Venting, does anyone care??

lifesnotfair

Well-known member
Basically i post on these fourms because i try and vent. I have nobody else i can vent to about these issues, and it drives me nuts not trying to speak my mind on these issues.

Some people have said that i post too much on here and its not constructive, but what else am i going to do? I have seen counsellors, i have talked to my doc, and there hasn't been any change in my way of thinking. And i know that you may think that I can only change the way i see the world. However, i don't believe that, because if that was the case, i wouldn't be in this boat.

People say that Only I can help myself out of this rut that i am, well that is not true either, because obviously i would be helping myself if i could. its like i am trapped in hollow cube of cement that is like 10 ft tall, and your a tiny ant trying to pick away at the cement trying to get free. I am like the ant in this case

People tell me to smile all the time, which annoys the hell out of me. Because if i could smile i sure would. But right now i can't. This goes the same thing with my interests. This may sound like a pile of excuses, but its not. I am being dead honest on these issues. I am pretty tired and frustrated. I wish i could just clean out all my bad experiences and start again, however sadly that is not possible.
 

miss_amy

Well-known member
I think it is you that has to help yourself but I also think the time has to be right for you to do it and for you to see clearly what it s you have to do. Maybe you are not there yet and that's ok.
I know exactly how to help myself (don't ask its not something I can put in words and I'm sure its different for everyone anyway) but somedays I just can't face doing it.

If venting here helps then carry on. Surely thats what the forum is for, venting and sharing how we feel.
 

coriander1992

Well-known member
lifesnotfair said:
People say that Only I can help myself out of this rut that i am, well that is not true either, because obviously i would be helping myself if i could. .

Unfortunately that is true. Just because you don't know how to help yourself does not mean that you actually can't do it.
You are the only person that can help yourself, there is no magical potion that will take all of the bad things out of your life, but I don't need to tell you that, you know it already.

Ok, so maybe you are stuck in that huge cube of cement, so how do you get out? Well you can't just break out of it...it's too strong, but you can't very well just sit there and moan about being stuck in there, so what do you do?
You start chipping. Slowly chipping away at the cement, until one day you're free of it. That's the only way.
Another person could help speed it up a bit, but they can't get you out by themselves, you have to do the hard part yourself. It may well take you years to get out, but isn't it worth it? And in the meantime, vent all you want.

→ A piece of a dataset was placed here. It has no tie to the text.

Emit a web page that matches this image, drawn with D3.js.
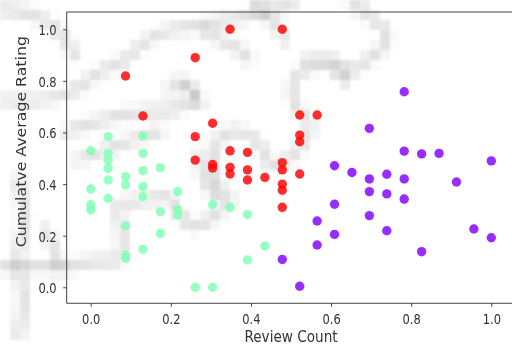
<!DOCTYPE html>
<html>
<head>
<meta charset="utf-8">
<script src="https://cdn.jsdelivr.net/npm/d3@7"></script>
<style>
  html, body { margin: 0; padding: 0; background: #fff; }
  #wrap { position: relative; width: 512px; height: 345px; overflow: hidden; }
  #bg { position: absolute; left: 0; top: 0; filter: blur(1.2px); }
  svg { position: absolute; left: 0; top: 0; }
  text { font-family: "DejaVu Sans", sans-serif; fill: #333; }
</style>
</head>
<body>
<div id="wrap">
  <canvas id="bg" width="512" height="345"></canvas>
  <svg id="chart" width="512" height="345"></svg>
</div>
<script>
// Review counts are normalised counts k/23; ratings are cumulative averages.
const clusterNames = ["low", "mid", "high"];
const clusterColors = ["#80ffb4", "#ff0000", "#8000ff"];

// cluster: mid review count, mixed ratings (green)
const greenCount = [0, 0, 0, 0,
  1, 1, 1, 1, 1, 1,
  2, 2, 2, 2, 2,
  3, 3, 3, 3, 3, 3,
  4, 4, 4,
  5, 5, 5,
  6, 7, 7, 8, 9, 9, 10];
const greenRating = [0.529, 0.381, 0.320, 0.300,
  0.584, 0.519, 0.493, 0.461, 0.416, 0.345,
  0.429, 0.397, 0.238, 0.125, 0.112,
  0.586, 0.519, 0.452, 0.390, 0.351, 0.147,
  0.464, 0.293, 0.209,
  0.371, 0.302, 0.280,
  0.000, 0.000, 0.320, 0.310, 0.282, 0.106, 0.160];

// cluster: higher ratings (red)
const redCount = [2, 3, 6, 6, 6, 7, 7, 7,
  8, 8, 8, 8, 9, 9, 9, 10,
  11, 11, 11, 11, 11, 11,
  12, 12, 12, 12, 13];
const redRating = [0.819, 0.664, 0.890, 0.584, 0.493, 0.636, 0.476, 0.462,
  1.000, 0.529, 0.465, 0.439, 0.523, 0.455, 0.416, 0.426,
  1.000, 0.483, 0.455, 0.400, 0.376, 0.310,
  0.668, 0.590, 0.564, 0.439, 0.668];

// cluster: many reviews (purple)
const purpleCount = [11, 12, 13, 13, 14, 14, 14, 15,
  16, 16, 16, 16, 17, 17, 17,
  18, 18, 18, 18, 19, 19, 20, 21, 22, 23, 23];
const purpleRating = [0.108, 0.004, 0.257, 0.164, 0.471, 0.322, 0.205, 0.445,
  0.616, 0.420, 0.371, 0.278, 0.438, 0.362, 0.219,
  0.758, 0.528, 0.420, 0.342, 0.517, 0.138, 0.519, 0.408, 0.226, 0.490, 0.192];

const countDenominator = 23;
const xTicks = [0.0, 0.2, 0.4, 0.6, 0.8, 1.0];
const yTicks = [0.0, 0.2, 0.4, 0.6, 0.8, 1.0];
const xLabel = "Review Count";
const yLabel = "Cumulatve Average Rating";

// faint strokes of the washed-out backdrop image
const backdropStrokes = [
  [[0,8],[30,14],[55,28],[75,55]],
  [[0,100],[40,100],[70,92],[97,74],[125,60],[145,42],[170,30],[205,24],[232,18],[262,12],[292,4]],
  [[205,32],[232,45],[248,58]],
  [[67,132],[92,124],[130,114],[175,108],[196,98],[188,88],[168,90]],
  [[78,160],[106,150],[132,140],[160,132]],
  [[0,266],[60,266],[92,262],[120,258],[122,230],[118,205],[145,200],[170,198],[180,215],[195,226],[215,215],[230,200],[218,185],[215,160],[222,135],[245,132],[262,148],[270,165],[288,160],[302,145],[310,125],[298,110],[292,90],[300,72],[325,65],[345,72],[365,62],[385,45],[385,30],[368,15],[352,0]],
  [[305,60],[335,60],[345,82]],
  [[18,180],[25,220],[18,260],[24,300],[18,335]],
  [[45,230],[55,250],[60,268]],
  [[200,150],[205,180],[215,195]],
  [[256,5],[275,25],[285,40]],
  [[180,80],[195,95],[200,105]]
];

// ---- backdrop: pixelated grey strokes ----
(function drawBackdrop() {
  const cell = 10;
  const small = document.createElement("canvas");
  small.width = Math.ceil(512 / cell);
  small.height = Math.ceil(345 / cell);
  const sctx = small.getContext("2d");
  sctx.fillStyle = "#fff";
  sctx.fillRect(0, 0, small.width, small.height);
  sctx.scale(1 / cell, 1 / cell);
  sctx.strokeStyle = "rgba(0,0,0,0.115)";
  sctx.lineWidth = 12;
  sctx.lineJoin = "round";
  sctx.lineCap = "round";
  const line = d3.line().curve(d3.curveCatmullRom).context(sctx);
  backdropStrokes.forEach(s => { sctx.beginPath(); line(s); sctx.stroke(); });
  const ctx = document.getElementById("bg").getContext("2d");
  ctx.imageSmoothingEnabled = false;
  ctx.drawImage(small, 0, 0, small.width * cell, small.height * cell);
})();

// ---- chart ----
const svg = d3.select("#chart");
const x = d3.scaleLinear().domain([0, 1]).range([90.7, 491.3]);
const y = d3.scaleLinear().domain([0, 1]).range([287.3, 29.3]);
const xLo = -0.06, xHi = 1.06, yLo = -0.062, yHi = 1.067;

const frame = svg.append("g").attr("stroke", "#444").attr("stroke-width", 1).attr("fill", "none");
frame.append("line").attr("x1", x(xLo)).attr("x2", x(xLo)).attr("y1", y(yLo)).attr("y2", y(yHi));
frame.append("line").attr("x1", x(xLo)).attr("x2", x(xHi)).attr("y1", y(yLo)).attr("y2", y(yLo));
frame.append("line").attr("x1", x(xLo)).attr("x2", x(xHi)).attr("y1", y(yHi)).attr("y2", y(yHi));

const fmt = d3.format(".1f");
const xAxis = svg.append("g").attr("transform", `translate(0,${y(yLo)})`)
  .call(d3.axisBottom(x).tickValues(xTicks).tickFormat(fmt).tickSize(3.5).tickPadding(0));
xAxis.select(".domain").remove();
xAxis.selectAll(".tick line").attr("stroke", "#444");
xAxis.selectAll(".tick text").text(null);
xAxis.selectAll(".tick").append("text")
  .attr("transform", "translate(0,21) scale(1,1.28)")
  .attr("text-anchor", "middle")
  .style("font-size", "11.5px")
  .text(d => fmt(d));

const yAxis = svg.append("g").attr("transform", `translate(${x(xLo)},0)`)
  .call(d3.axisLeft(y).tickValues(yTicks).tickFormat(fmt).tickSize(3.5).tickPadding(0));
yAxis.select(".domain").remove();
yAxis.selectAll(".tick line").attr("stroke", "#444");
yAxis.selectAll(".tick text").text(null);
yAxis.selectAll(".tick").append("text")
  .attr("transform", "translate(-10,5.3) scale(1,1.28)")
  .attr("text-anchor", "end")
  .style("font-size", "11.5px")
  .text(d => fmt(d));

svg.append("text")
  .attr("transform", `translate(${x(0.5)},342) scale(1,1.16)`)
  .attr("text-anchor", "middle")
  .style("font-size", "13.6px")
  .text(xLabel);

svg.append("text")
  .attr("transform", `translate(26,${(y(yLo) + y(yHi)) / 2 - 16}) scale(1,1.16) rotate(-90)`)
  .attr("text-anchor", "middle")
  .style("font-size", "13.6px")
  .text(yLabel);

// ---- points ----
const clusters = [
  { name: clusterNames[0], color: clusterColors[0], counts: greenCount, ratings: greenRating },
  { name: clusterNames[1], color: clusterColors[1], counts: redCount, ratings: redRating },
  { name: clusterNames[2], color: clusterColors[2], counts: purpleCount, ratings: purpleRating }
];
const pts = svg.append("g");
clusters.forEach(c => {
  const rows = c.counts.map((k, i) => ({ xv: k / countDenominator, yv: c.ratings[i] }));
  pts.append("g").attr("class", "cluster-" + c.name)
    .selectAll("circle").data(rows).join("circle")
    .attr("cx", d => x(d.xv))
    .attr("cy", d => y(d.yv))
    .attr("r", 4.7)
    .attr("fill", c.color)
    .attr("fill-opacity", 0.82);
});
</script>
</body>
</html>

We all need to at some point and it usually helps you to make sense of your thoughts.

Good luck, lifesnotfair :)
 

ghostpicnic

Active member
I think there is a reason why helping someone directly is a bad thing.
The saying "Give a man a fish and he will eat for a day. Teach him how to fish and he will eat for a lifetime."

I read about a therapist (I think he was one) noting in his book that if he assumes he knows of the others' problems (the fact being he can never really know because he is not his patient) and gives them an answer, they'll be satisfied temporarily but then will become dependent on his answers to get by.
 

PhantomPod

Well-known member
lifesnotfair said:
I wish i could just clean out all my bad experiences and start again, however sadly that is not possible.
Oh man, you and me both. And probably many many many others.


I do believe that you are the only one who is able to help yourself. Though yes, I know that it is hard and basically doesn't seem possible. And when you try to help yourself and get nowhere it definitely makes you feel frustrated and like you're no closer to being who you want to be.

I don't even know what to say, because I certainly feel like I haven't gotten anywhere with my attempts are trying to help myself either. Your username is so right. Life is not fair! :([/i]
 

ghostpicnic

Active member
lifesnotfair said:
People say that Only I can help myself out of this rut that i am, well that is not true either, because obviously i would be helping myself if i could.

Why do you feel as if you can't help yourself? What causes you to feel trapped?
 

coriander1992

Well-known member
lifesnotfair said:
how many years 10, 20,40, 60 years?

i can't wait that long

That depends on you.

If you want to get better, then you haven't a choice of how long you wait, i'm afraid.